Most of my amazement centers on the fact that it’s always worded just like that—‘avoid “ly” words.’  Um, those are adverbs (usually.)  Perhaps if you don’t know the basic parts of speech, you shouldn’t be giving out advice on writing.  Just a thought.

This “rule” is also blatant discrimination against an entire group of perfectly legitimate words.  Adverbs fill an important function in our language, yet they (along with their close cousins, the adjectives) are anathema to writing instructors and editors throughout the English-speaking world.

I get the point—by avoiding the over use of adverbs, writers are forced to choose stronger and more evocative verbs.  But why should verbs have all the fun?  Sometimes, verbs just can’t do the job alone.  “I tip-toed across the ice” evokes images of me subsequently on my backside.  “I stepped gingerly across the ice” may actually get me to safety without major mishap.  Thank Webster for that adverb!

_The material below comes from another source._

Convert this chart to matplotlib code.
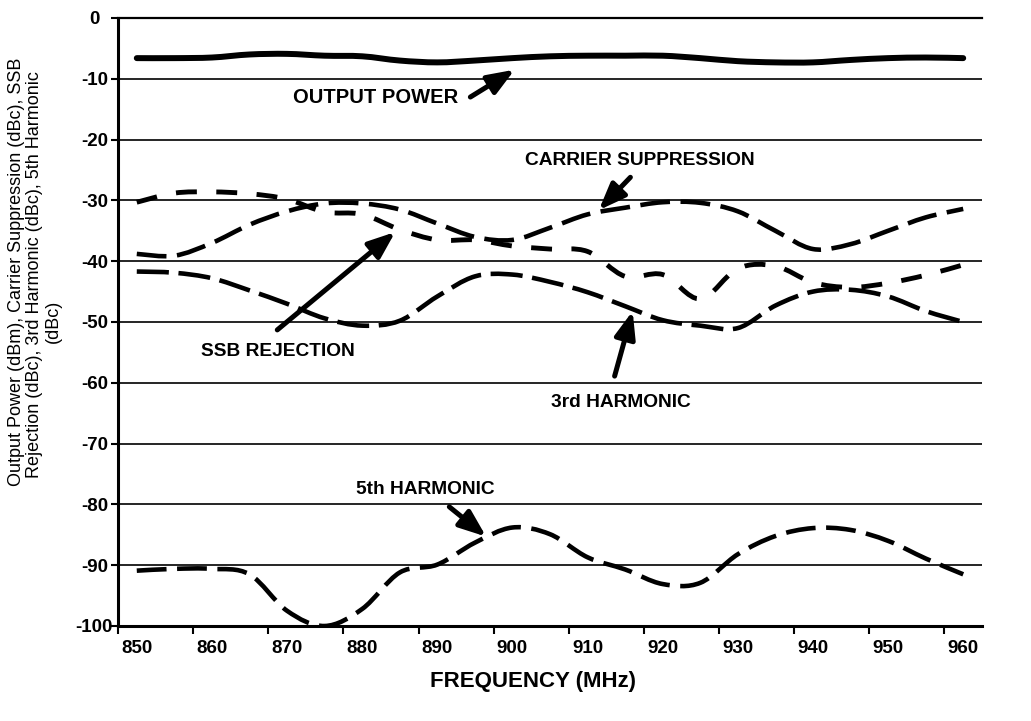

When you read classic literature, you find many of the great authors of history wove their prose like a tapestry with threads of many colors.  They crafted vast sentences that seemed designed to be hung on the wall and admired.  In today’s world of instant gratification and text messages, we are expected to make our point in the most clear, concise method we can manage.  Modifiers must pay the price.

Granted, “Jesus wept” is commonly considered not only the shortest sentence in the Bible, but also the most powerful.  But were it surrounded by sentences of similar construction (Mary birthed, Eve ate, David romped, God scolded…) one of our most widely read texts of the western world would read like a Dick and Jane textbook.  While a host of Sunday school children would delight in their easier scripture lessons, I doubt many others would find religious inspiration.

Those of us who are following the path toward non-publication have the freedom to cast off the restrictions that published authors are bound to follow.  We have the entire playground of written language in which to seek our recreation.

For a writer’s greatest tools are words, and there is often little difference between a tool and a toy.  Words are our toys.  We should be allowed to play with them.  All of them.

(Unless I have miscounted, 7 “ly” words were used in the construction of this blog post.)